Aujourd’hui, la jeune commerçante est en instance
de divorce. Mais, elle craint de rester célibataire à vie comme l’a menacé son
désormais ex-mari. Ce dernier, témoigne-t-elle, est un adepte des pratiques
surnaturelles. «Quand j’étais chez lui, il venait tout le temps avec des
décoctions prises avec des marabouts et des charlatans afin de gagner mon
amour», se souvient-elle. Contrairement à Bintou qui a préféré fuir son «mari
forcé», d’autres femmes commettent l’irréparable. Elles attentent à leur vie ou
à celle de leur époux.
RÉSIGNATION-
L’on s’en souvient, en décembre 2021 à Koulikoro, selon des sources
sécuritaires, une victime du mariage forcé âgée de 16 ans avait tué son
conjoint à l’aide d’un pilon. La même année, une autre s’était donnée la mort
par pendaison à Yilimalo, un hameau du Cercle de Bafoulabé. Des proches de la
victime avaient affirmé que le mariage forcé était à l’origine de son suicide.
Elle
avait été battue et amenée de force chez son mari quelques jours avant son
geste fatal. L’imam d’une mosquée de Yirimadio en Commune VI du District de
Bamako, Mohamed Koné, indique qu’il n’y a pas de mariage lorsqu’il n’y a point
de consentement. «Nous invitons encore les parents à faire preuve de compassion
pour leurs enfants et de mettre fin aux mariages forcés», plaide-t-il, avant de
préciser que le mariage en islam est conditionné notamment au consentement de la
femme, celui de son tuteur et la présence d’au moins deux témoins musulmans et
honnêtes.
Quant à
notre code du mariage et de la tutelle, son article 283 stipule : «Il n’y a pas
de mariage lorsqu’il n’y a point de consentement. Le consentement n’est point
valable s’il a été extorqué par violence ou s’il n’a été donné que par suite
d’une erreur sur la personne. Il doit être donné oralement et en personne
devant l’officier d’état civil par chacun des futurs époux. Il est constaté par
la signature ou à défaut par l’apposition d’empreintes digitales au pied de
l’acte», dira un avocat qui a requis l’anonymat.

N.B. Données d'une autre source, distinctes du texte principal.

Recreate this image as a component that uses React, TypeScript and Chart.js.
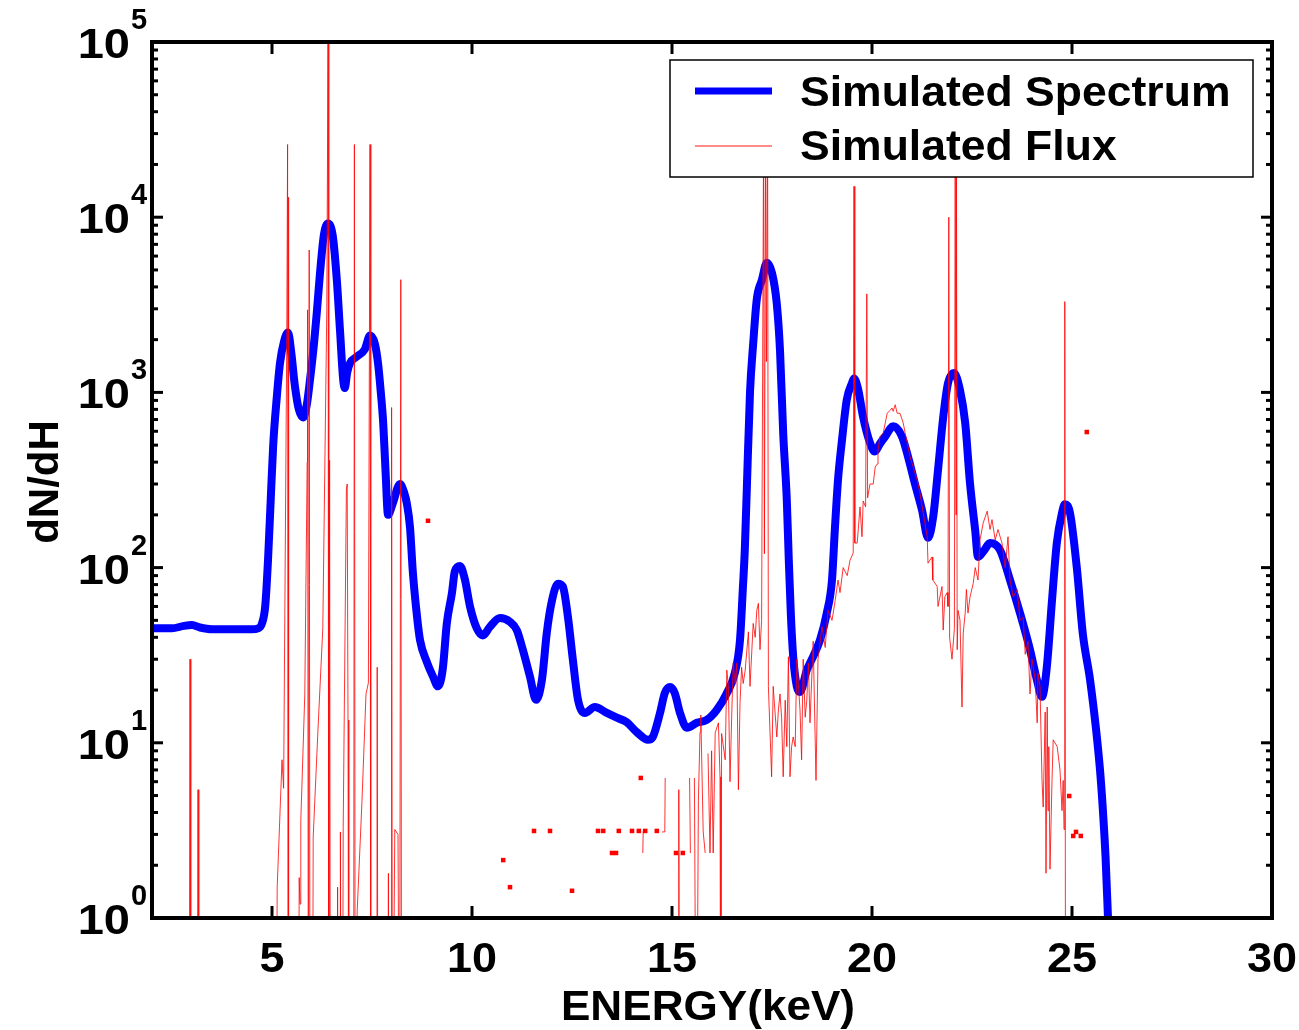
import React, { useEffect, useRef } from "react";
import { Chart, registerables } from "chart.js";

Chart.register(...registerables);

// ---- Data ----
// Simulated Spectrum: [energy keV, dN/dH]
const spectrum: [number, number][] = [
  [2.0, 45], [2.5, 45], [2.8, 46.5], [3.0, 47], [3.2, 45.5], [3.5, 44.5], [4.0, 44.5], [4.5, 44.5],
  [4.65, 45], [4.75, 48], [4.83, 60], [4.9, 110], [4.97, 250], [5.03, 500], [5.12, 940], [5.2, 1470],
  [5.3, 1950], [5.4, 2200], [5.48, 1700], [5.57, 1100], [5.67, 800], [5.78, 720], [5.87, 850], [5.95, 1180],
  [6.05, 1900], [6.12, 2850], [6.2, 4800], [6.3, 8000], [6.4, 9200], [6.52, 7800], [6.62, 4400], [6.7, 2260],
  [6.78, 1180], [6.82, 1060], [6.88, 1300], [6.95, 1470], [7.12, 1600], [7.32, 1760], [7.45, 2110], [7.57, 1900],
  [7.65, 1470], [7.72, 1000], [7.78, 670], [7.84, 350], [7.9, 200], [8.02, 233], [8.2, 300], [8.3, 270],
  [8.37, 233], [8.45, 170], [8.52, 95], [8.62, 54], [8.7, 38.6], [8.87, 29], [9.02, 24], [9.15, 21],
  [9.27, 26.5], [9.37, 48], [9.5, 72], [9.57, 95], [9.7, 102], [9.82, 86], [9.95, 60], [10.12, 45],
  [10.27, 41], [10.45, 46], [10.7, 51.5], [10.95, 49], [11.12, 44], [11.27, 34], [11.45, 23.8], [11.6, 17.6],
  [11.75, 23], [11.87, 42.5], [12.0, 65], [12.15, 81], [12.27, 78], [12.4, 52], [12.52, 30], [12.65, 17.6],
  [12.82, 14.8], [13.07, 16], [13.37, 14.8], [13.62, 13.9], [13.87, 13.1], [14.12, 11.5], [14.4, 10.4], [14.52, 10.8],
  [14.7, 14.8], [14.82, 19.2], [14.95, 20.8], [15.07, 19.2], [15.2, 14.8], [15.37, 12.2], [15.62, 13], [15.87, 13.5],
  [16.12, 15.4], [16.37, 19.2], [16.57, 25], [16.7, 38.6], [16.77, 75], [16.82, 126], [16.87, 280], [16.95, 1000],
  [17.03, 1900], [17.12, 3400], [17.25, 4400], [17.37, 5500], [17.5, 4800], [17.62, 3200], [17.7, 1740], [17.78, 585],
  [17.87, 243], [17.92, 110], [17.97, 55], [18.03, 31], [18.12, 21], [18.2, 19.5], [18.37, 26], [18.45, 28.5],
  [18.7, 38.6], [18.87, 55], [19.0, 85], [19.07, 163], [19.15, 316], [19.25, 535], [19.37, 910], [19.5, 1130],
  [19.55, 1200], [19.65, 1050], [19.78, 720], [19.95, 515], [20.07, 460], [20.2, 510], [20.33, 560], [20.53, 640],
  [20.75, 560], [20.9, 430], [21.07, 303], [21.25, 213], [21.4, 148], [21.53, 195], [21.65, 360], [21.78, 720],
  [21.9, 1130], [22.05, 1290], [22.2, 1030], [22.33, 670], [22.45, 303], [22.58, 163], [22.65, 115], [22.8, 125],
  [22.95, 138], [23.2, 126], [23.45, 85], [23.7, 55], [23.95, 34], [24.12, 23], [24.25, 18.3], [24.37, 27],
  [24.5, 65], [24.62, 138], [24.75, 205], [24.82, 230], [24.95, 205], [25.12, 100], [25.27, 42], [25.45, 23],
  [25.6, 12], [25.7, 7], [25.77, 4.2], [25.84, 2.2], [25.9, 1],
];

// Simulated Flux (line): [energy keV, value]; null = break in the line, 0.05 = below the axis
const flux: [number, number | null][] = [
  [2.93, 0.05], [2.95, 30], [2.97, 0.05], [2.98, null],
  [3.13, 0.05], [3.15, 5.4], [3.17, 0.05], [3.18, null],
  [5.1, 0.05], [5.13, 1.5], [5.25, 8], [5.29, 5.5], [5.37, 2200], [5.39, 26000], [5.4, 0.05], [5.41, 13000], [5.42, 0.05], [5.43, null],
  [5.66, 0.05], [5.68, 1.7], [5.7, 1.2], [5.72, 3.6], [5.82, 19], [5.88, 400], [5.89, 2960], [5.91, 0.05], [5.93, 6500], [5.95, 0.05], [5.96, null],
  [6.01, 0.05], [6.03, 2.9], [6.15, 12], [6.27, 45], [6.37, 3000], [6.4, 100000], [6.42, 0.05], [6.44, 410], [6.46, 0.05], [6.47, null],
  [6.62, 0.05], [6.64, 1.5], [6.66, 0.05], [6.7, 0.05], [6.71, 3.1], [6.73, 0.05], [6.76, 0.05], [6.78, 3.3], [6.86, 280], [6.88, 300], [6.9, 13.5], [6.92, 0.05], [6.93, null],
  [7.04, 0.05], [7.06, 26000], [7.08, 0.05], [7.13, 1.1], [7.25, 4.7], [7.35, 19], [7.41, 22], [7.45, 26000], [7.47, 0.05], [7.48, null],
  [7.62, 0.05], [7.63, 27], [7.65, 0.05], [7.66, null],
  [7.89, 0.05], [7.91, 1.8], [7.93, 0.05], [7.98, 0.05], [7.99, 820], [8.01, 0.05], [8.07, 3.2], [8.15, 3], [8.19, 0.05], [8.22, 4400], [8.24, 0.05], [8.25, null],
  [14.27, 2.35], [14.28, 3.14], [14.29, null],
  [14.75, 3.1], [14.82, 3.1], [14.83, 6.3], [14.84, null],
  [15.16, 0.05], [15.17, 5.4], [15.19, 0.05], [15.2, null],
  [15.44, 6.3], [15.46, 2.35], [15.47, null],
  [15.56, 6.3], [15.61, 0.05], [15.66, 4.7], [15.7, 11.5], [15.72, 14.4], [15.78, 3.1], [15.83, 2.35], [15.85, null],
  [15.9, 8.7], [15.95, 2.35], [15.99, 9], [16.03, 2.35], [16.08, 11.4], [16.16, 13], [16.2, 6.4], [16.22, 0.05],
  [16.24, 11.3], [16.33, 8], [16.37, 26], [16.41, 21], [16.45, 6], [16.49, 13.5], [16.53, 28.5], [16.58, 21.8],
  [16.62, 28.5], [16.66, 5.4], [16.7, 16.8], [16.74, 27], [16.78, 21.8], [16.83, 26], [16.91, 43], [16.95, 21],
  [17.03, 48], [17.08, 40], [17.12, 57], [17.16, 62.5], [17.2, 34], [17.24, 50], [17.29, 30000], [17.31, 120],
  [17.34, 30000], [17.36, 1500], [17.39, 30000], [17.41, 21], [17.49, 6.4], [17.53, 21], [17.62, 10.8], [17.66, 15.4],
  [17.7, 19], [17.74, 14], [17.78, 6.4], [17.83, 17.5], [17.87, 9.5], [17.91, 31], [17.95, 6.4], [17.99, 9.5],
  [18.03, 10.8], [18.08, 9.5], [18.12, 30], [18.2, 15.4], [18.24, 8], [18.28, 30], [18.33, 14], [18.37, 17.5],
  [18.41, 28.5], [18.45, 13], [18.53, 38], [18.6, 6.1], [18.65, 30], [18.75, 46], [18.83, 35], [18.9, 57],
  [19.0, 50], [19.08, 65], [19.15, 85], [19.2, 72], [19.28, 100], [19.38, 90], [19.45, 110], [19.53, 121],
  [19.55, 15000], [19.57, 138], [19.63, 138], [19.7, 222], [19.75, 150], [19.78, 240], [19.84, 222], [19.87, 3650],
  [19.89, 250], [19.95, 300], [20.03, 300], [20.08, 375], [20.13, 390], [20.15, 470], [20.2, 560], [20.28, 585],
  [20.38, 760], [20.45, 790], [20.5, 815], [20.53, 780], [20.58, 850], [20.63, 760], [20.7, 760], [20.78, 670],
  [20.83, 585], [20.95, 430], [21.03, 375], [21.13, 315], [21.2, 265], [21.28, 205], [21.38, 150], [21.4, 106],
  [21.5, 115], [21.52, 85], [21.63, 78], [21.65, 60], [21.75, 78], [21.78, 44], [21.82, 68], [21.88, 72],
  [21.9, 60], [21.92, 10000], [21.94, 40], [22.0, 30], [22.06, 45], [22.08, 30000], [22.1, 200], [22.11, 30000],
  [22.13, 34], [22.15, 57], [22.2, 50], [22.25, 16], [22.28, 42], [22.33, 55], [22.36, 75], [22.4, 55],
  [22.45, 68], [22.53, 81], [22.58, 100], [22.65, 85], [22.7, 144], [22.78, 180], [22.88, 210], [22.95, 165],
  [23.0, 188], [23.08, 144], [23.15, 165], [23.25, 138], [23.33, 100], [23.4, 150], [23.45, 85], [23.53, 68],
  [23.63, 75], [23.7, 50], [23.78, 52], [23.83, 32], [23.9, 38], [23.95, 19], [24.0, 30], [24.08, 23],
  [24.13, 13], [24.15, 25], [24.2, 21], [24.25, 6.1], [24.28, 4.3], [24.33, 15], [24.35, 1.8], [24.38, 16],
  [24.4, 4.1], [24.42, 9.5], [24.45, 1.9], [24.5, 6.1], [24.53, 10.4], [24.63, 9.5], [24.7, 7], [24.75, 4.1],
  [24.78, 6.1], [24.8, 3.2], [24.82, 3300], [24.84, 0.05],
];

// Isolated flux samples (drawn as dots)
const fluxDotE = [8.9, 10.78, 10.95, 11.55, 11.95, 12.5, 13.15, 13.28, 13.5, 13.6, 13.67, 14.0, 14.17, 14.22, 14.33, 14.62, 15.1, 15.27, 24.93, 25.03, 25.1, 25.22, 25.37];
const fluxDotV = [185, 2.14, 1.5, 3.14, 3.14, 1.43, 3.14, 3.14, 2.35, 2.35, 3.14, 3.14, 3.14, 6.3, 3.14, 3.14, 2.35, 2.35, 4.97, 2.94, 3.1, 2.94, 594];

const xTicks = [5, 10, 15, 20, 25, 30];
const yExponents = [0, 1, 2, 3, 4, 5];
const seriesNames = ["Simulated Spectrum", "Simulated Flux"];
const xTitle = "ENERGY(keV)";
const yTitle = "dN/dH";

const FONT = "'Liberation Sans', Arial, Helvetica, sans-serif";
const BLUE = "#0000ff";
const RED = "rgba(255,0,0,0.8)";

function drawText(ctx: CanvasRenderingContext2D, text: string, x: number, y: number, size: number, align: CanvasTextAlign, sx = 1.07) {
  ctx.save();
  ctx.font = `bold ${size}px ${FONT}`;
  ctx.fillStyle = "#000";
  ctx.textAlign = align;
  ctx.textBaseline = "alphabetic";
  ctx.translate(x, y);
  ctx.scale(sx, 1);
  ctx.fillText(text, 0, 0);
  ctx.restore();
}

const decorPlugin = {
  id: "decor",
  afterDatasetsDraw(chart: any) {
    const ctx: CanvasRenderingContext2D = chart.ctx;
    const a = chart.chartArea;
    const xs = chart.scales.x;
    const ys = chart.scales.y;
    ctx.save();

    // legend box
    const lx = 670, ly = 60, lw = 583, lh = 117;
    ctx.fillStyle = "#fff";
    ctx.fillRect(lx, ly, lw, lh);
    ctx.strokeStyle = "#000";
    ctx.lineWidth = 1.5;
    ctx.strokeRect(lx, ly, lw, lh);
    ctx.lineCap = "butt";
    ctx.strokeStyle = BLUE;
    ctx.lineWidth = 7;
    ctx.beginPath(); ctx.moveTo(695, 91); ctx.lineTo(772, 91); ctx.stroke();
    ctx.strokeStyle = "rgba(255,60,60,0.8)";
    ctx.lineWidth = 1.5;
    ctx.beginPath(); ctx.moveTo(695, 146); ctx.lineTo(772, 146); ctx.stroke();
    drawText(ctx, seriesNames[0], 800, 106, 42, "left", 1.06);
    drawText(ctx, seriesNames[1], 800, 160, 42, "left", 1.06);

    // frame
    ctx.strokeStyle = "#000";
    ctx.lineWidth = 4;
    ctx.strokeRect(a.left, a.top, a.right - a.left, a.bottom - a.top);

    // ticks
    ctx.lineWidth = 3;
    const seg = (x1: number, y1: number, x2: number, y2: number) => {
      ctx.beginPath(); ctx.moveTo(x1, y1); ctx.lineTo(x2, y2); ctx.stroke();
    };
    for (const v of xTicks) {
      const px = xs.getPixelForValue(v);
      seg(px, a.bottom, px, a.bottom - 12);
      seg(px, a.top, px, a.top + 12);
    }
    for (let d = 0; d < 5; d++) {
      for (let m = 1; m <= 9; m++) {
        const py = ys.getPixelForValue(m * Math.pow(10, d));
        const len = m === 1 ? 11 : 6;
        seg(a.left, py, a.left + len, py);
        seg(a.right, py, a.right - len, py);
      }
    }

    // x tick labels
    for (const v of xTicks) {
      drawText(ctx, String(v), xs.getPixelForValue(v), 972, 42, "center");
    }
    // y tick labels 10^k
    for (const k of yExponents) {
      const py = ys.getPixelForValue(Math.pow(10, k));
      drawText(ctx, "10", 130, py + 16, 42, "right", 1.12);
      drawText(ctx, String(k), 131, py - 13, 29, "left", 1.0);
    }
    // axis titles
    drawText(ctx, xTitle, 708, 1020, 42, "center", 1.05);
    ctx.save();
    ctx.translate(58, 482);
    ctx.rotate(-Math.PI / 2);
    drawText(ctx, yTitle, 0, 0, 42, "center", 1.0);
    ctx.restore();

    ctx.restore();
  },
};

export default function App() {
  const ref = useRef<HTMLCanvasElement | null>(null);

  useEffect(() => {
    if (!ref.current) return;
    const chart = new Chart(ref.current, {
      type: "line",
      data: {
        datasets: [
          {
            label: seriesNames[1],
            data: flux.map(([x, y]) => ({ x, y })),
            borderColor: RED,
            borderWidth: 1,
            pointRadius: 0,
            tension: 0,
            spanGaps: false,
            fill: false,
          },
          {
            type: "scatter" as any,
            label: "flux samples",
            data: fluxDotE.map((x, i) => ({ x, y: fluxDotV[i] })),
            backgroundColor: "#ff0000",
            borderColor: "#ff0000",
            borderWidth: 0,
            pointStyle: "rect",
            pointRadius: 3.2,
            showLine: false,
          },
          {
            label: seriesNames[0],
            data: spectrum.map(([x, y]) => ({ x, y })),
            borderColor: BLUE,
            borderWidth: 8,
            pointRadius: 0,
            cubicInterpolationMode: "monotone",
            borderJoinStyle: "round",
            borderCapStyle: "round",
            fill: false,
          },
        ],
      },
      options: {
        responsive: false,
        devicePixelRatio: 1,
        animation: false,
        layout: { padding: { left: 152, right: 27, top: 42, bottom: 112 } },
        scales: {
          x: { type: "linear", min: 2, max: 30, display: false },
          y: { type: "logarithmic", min: 1, max: 100000, display: false },
        },
        plugins: { legend: { display: false }, tooltip: { enabled: false } },
        events: [],
      },
      plugins: [decorPlugin],
    });
    return () => chart.destroy();
  }, []);

  return (
    <div style={{ position: "absolute", left: 0, top: 0, width: 1299, height: 1030, background: "#fff" }}>
      <canvas ref={ref} width={1299} height={1030} style={{ display: "block" }} />
    </div>
  );
}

Pour lutter contre le mariage forcé, le sociologue Modibo Touré déclare qu’il faut mener des actions de sensibilisation auprès des parents et des autorités afin de les informer des dangers sur les mariages forcés.
Il
explique qu’il faut informer les enfants et les jeunes sur leurs droits et leur
apprendre à les défendre. Modibo Touré propose de lutter contre les barrières à
l’éducation afin de garder les filles à l’école. Et de poursuivre qu’il faut
aider les familles à augmenter leurs revenus, grâce à la création
d’opportunités d’épargne et d’activités génératrices de revenus pour éviter que
les parents ne marient leurs filles et aient les moyens de les envoyer à
l’école.
Car, justifie-t-il, très souvent, ces familles n’ont pas de sources de revenus pour prendre en charge les enfants. Les filles, dans ce cas de figure, servent de prétexte en les donnant en mariage afin de diminuer les charges d’une part et d’autre part éviter les dérives d’une débauche qui pourrait déshonorer la famille.